TASK PROMPT >> Images are not part of the copy; transcribe all the data exactly.

MATERIAL >>

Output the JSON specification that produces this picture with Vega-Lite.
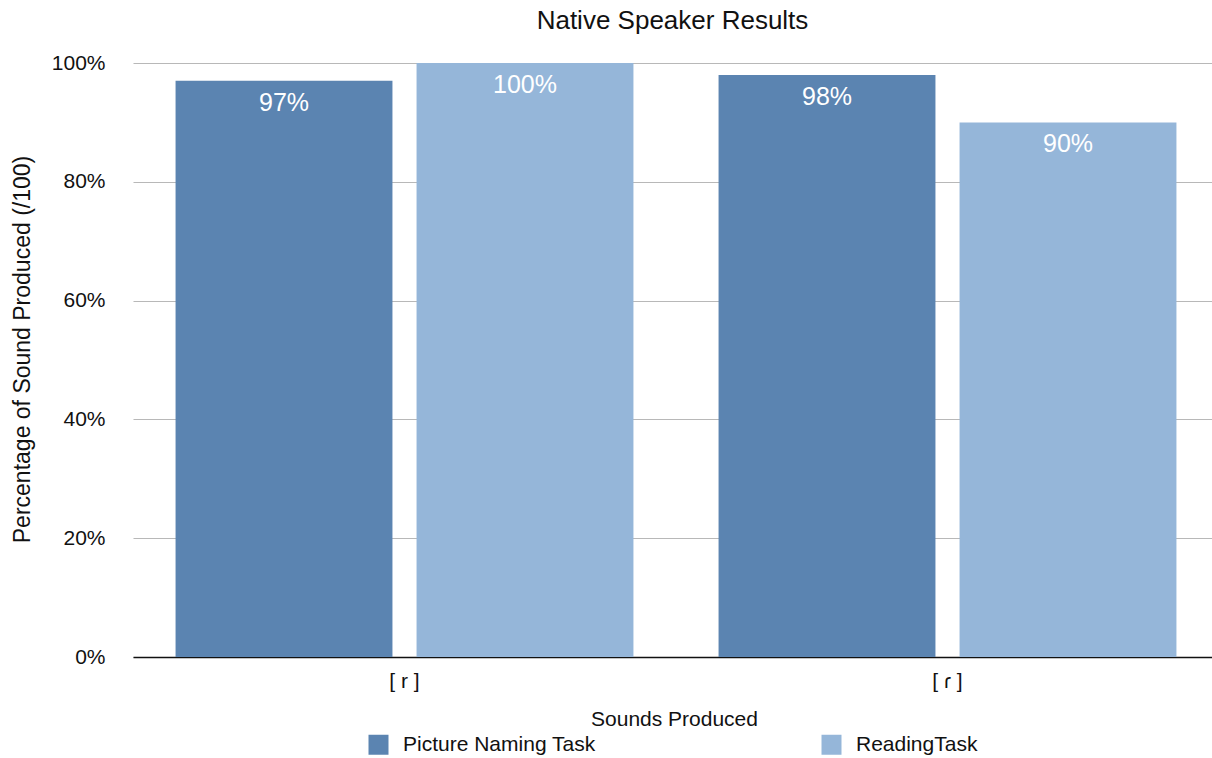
{
  "$schema": "https://vega.github.io/schema/vega-lite/v6.json",
  "width": 1079,
  "height": 594,
  "autosize": {"type": "none"},
  "padding": {"left": 133, "top": 63, "right": 0, "bottom": 101},
  "background": "white",
  "config": {
    "font": "Liberation Sans",
    "view": {"stroke": null}
  },
  "title": {
    "text": "Native Speaker Results",
    "fontSize": 26,
    "fontWeight": "normal",
    "color": "#111",
    "anchor": "middle",
    "offset": 18
  },
  "data": {
    "values": [
      {"sound": "[ r ]", "task": "Picture Naming Task", "value": 0.97},
      {"sound": "[ r ]", "task": "ReadingTask", "value": 1.0},
      {"sound": "[ ɾ ]", "task": "Picture Naming Task", "value": 0.98},
      {"sound": "[ ɾ ]", "task": "ReadingTask", "value": 0.9}
    ]
  },
  "encoding": {
    "x": {
      "field": "sound",
      "type": "nominal",
      "sort": null,
      "scale": {"paddingInner": 0, "paddingOuter": 0, "range": [0, 1086]},
      "axis": {
        "title": "Sounds Produced",
        "titleFontSize": 21,
        "titleFontWeight": "normal",
        "titleColor": "#111",
        "titleY": 62,
        "titleX": 541,
        "titleBaseline": "middle",
        "labelAngle": 0,
        "labelFontSize": 21,
        "labelColor": "#111",
        "labelPadding": 13,
        "ticks": false,
        "domainColor": "#111",
        "domainWidth": 1.5
      }
    },
    "xOffset": {
      "field": "task",
      "type": "nominal",
      "sort": null,
      "scale": {"paddingInner": 0.1, "paddingOuter": 0.1766}
    },
    "y": {
      "field": "value",
      "type": "quantitative",
      "scale": {"domain": [0, 1], "nice": false},
      "axis": {
        "title": "Percentage of Sound Produced (/100)",
        "titleFontSize": 23,
        "titleFontWeight": "normal",
        "titleColor": "#111",
        "titleX": -111,
        "titleY": 286,
        "titleAlign": "center",
        "titleBaseline": "middle",
        "format": ".0%",
        "values": [0, 0.2, 0.4, 0.6, 0.8, 1.0],
        "labelFontSize": 21,
        "labelColor": "#111",
        "labelPadding": 28,
        "ticks": false,
        "domain": false,
        "gridColor": "#b8b8b8",
        "gridWidth": 1.2
      }
    }
  },
  "layer": [
    {
      "mark": {"type": "bar"},
      "encoding": {
        "color": {
          "field": "task",
          "type": "nominal",
          "sort": null,
          "scale": {"domain": ["Picture Naming Task", "ReadingTask"], "range": ["#5b84b1", "#95b6d9"]},
          "legend": {
            "title": null,
            "orient": "none",
            "direction": "horizontal",
            "columns": 2,
            "legendX": 235,
            "legendY": 671,
            "symbolType": "square",
            "symbolSize": 400,
            "symbolStrokeWidth": 0,
            "symbolOpacity": 1,
            "labelFontSize": 21,
            "labelColor": "#111",
            "labelOffset": 14,
            "columnPadding": 225,
            "labelLimit": 400
          }
        }
      }
    },
    {
      "mark": {"type": "text", "baseline": "top", "dy": 10, "color": "white", "fontSize": 25},
      "encoding": {
        "text": {"field": "value", "type": "quantitative", "format": ".0%"}
      }
    }
  ]
}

THE RESULT >>
Output the JSON specification that produces this picture with Vega-Lite.
{
  "$schema": "https://vega.github.io/schema/vega-lite/v6.json",
  "width": 1079,
  "height": 594,
  "autosize": {"type": "none"},
  "padding": {"left": 133, "top": 63, "right": 0, "bottom": 101},
  "background": "white",
  "config": {
    "font": "Liberation Sans",
    "view": {"stroke": null}
  },
  "title": {
    "text": "Native Speaker Results",
    "fontSize": 26,
    "fontWeight": "normal",
    "color": "#111",
    "anchor": "middle",
    "offset": 18
  },
  "data": {
    "values": [
      {"sound": "[ r ]", "task": "Picture Naming Task", "value": 0.97},
      {"sound": "[ r ]", "task": "ReadingTask", "value": 1.0},
      {"sound": "[ ɾ ]", "task": "Picture Naming Task", "value": 0.98},
      {"sound": "[ ɾ ]", "task": "ReadingTask", "value": 0.9}
    ]
  },
  "encoding": {
    "x": {
      "field": "sound",
      "type": "nominal",
      "sort": null,
      "scale": {"paddingInner": 0, "paddingOuter": 0, "range": [0, 1086]},
      "axis": {
        "title": "Sounds Produced",
        "titleFontSize": 21,
        "titleFontWeight": "normal",
        "titleColor": "#111",
        "titleY": 62,
        "titleX": 541,
        "titleBaseline": "middle",
        "labelAngle": 0,
        "labelFontSize": 21,
        "labelColor": "#111",
        "labelPadding": 13,
        "ticks": false,
        "domainColor": "#111",
        "domainWidth": 1.5
      }
    },
    "xOffset": {
      "field": "task",
      "type": "nominal",
      "sort": null,
      "scale": {"paddingInner": 0.1, "paddingOuter": 0.1766}
    },
    "y": {
      "field": "value",
      "type": "quantitative",
      "scale": {"domain": [0, 1], "nice": false},
      "axis": {
        "title": "Percentage of Sound Produced (/100)",
        "titleFontSize": 23,
        "titleFontWeight": "normal",
        "titleColor": "#111",
        "titleX": -111,
        "titleY": 286,
        "titleAlign": "center",
        "titleBaseline": "middle",
        "format": ".0%",
        "values": [0, 0.2, 0.4, 0.6, 0.8, 1.0],
        "labelFontSize": 21,
        "labelColor": "#111",
        "labelPadding": 28,
        "ticks": false,
        "domain": false,
        "gridColor": "#b8b8b8",
        "gridWidth": 1.2
      }
    }
  },
  "layer": [
    {
      "mark": {"type": "bar"},
      "encoding": {
        "color": {
          "field": "task",
          "type": "nominal",
          "sort": null,
          "scale": {"domain": ["Picture Naming Task", "ReadingTask"], "range": ["#5b84b1", "#95b6d9"]},
          "legend": {
            "title": null,
            "orient": "none",
            "direction": "horizontal",
            "columns": 2,
            "legendX": 235,
            "legendY": 671,
            "symbolType": "square",
            "symbolSize": 400,
            "symbolStrokeWidth": 0,
            "symbolOpacity": 1,
            "labelFontSize": 21,
            "labelColor": "#111",
            "labelOffset": 14,
            "columnPadding": 225,
            "labelLimit": 400
          }
        }
      }
    },
    {
      "mark": {"type": "text", "baseline": "top", "dy": 10, "color": "white", "fontSize": 25},
      "encoding": {
        "text": {"field": "value", "type": "quantitative", "format": ".0%"}
      }
    }
  ]
}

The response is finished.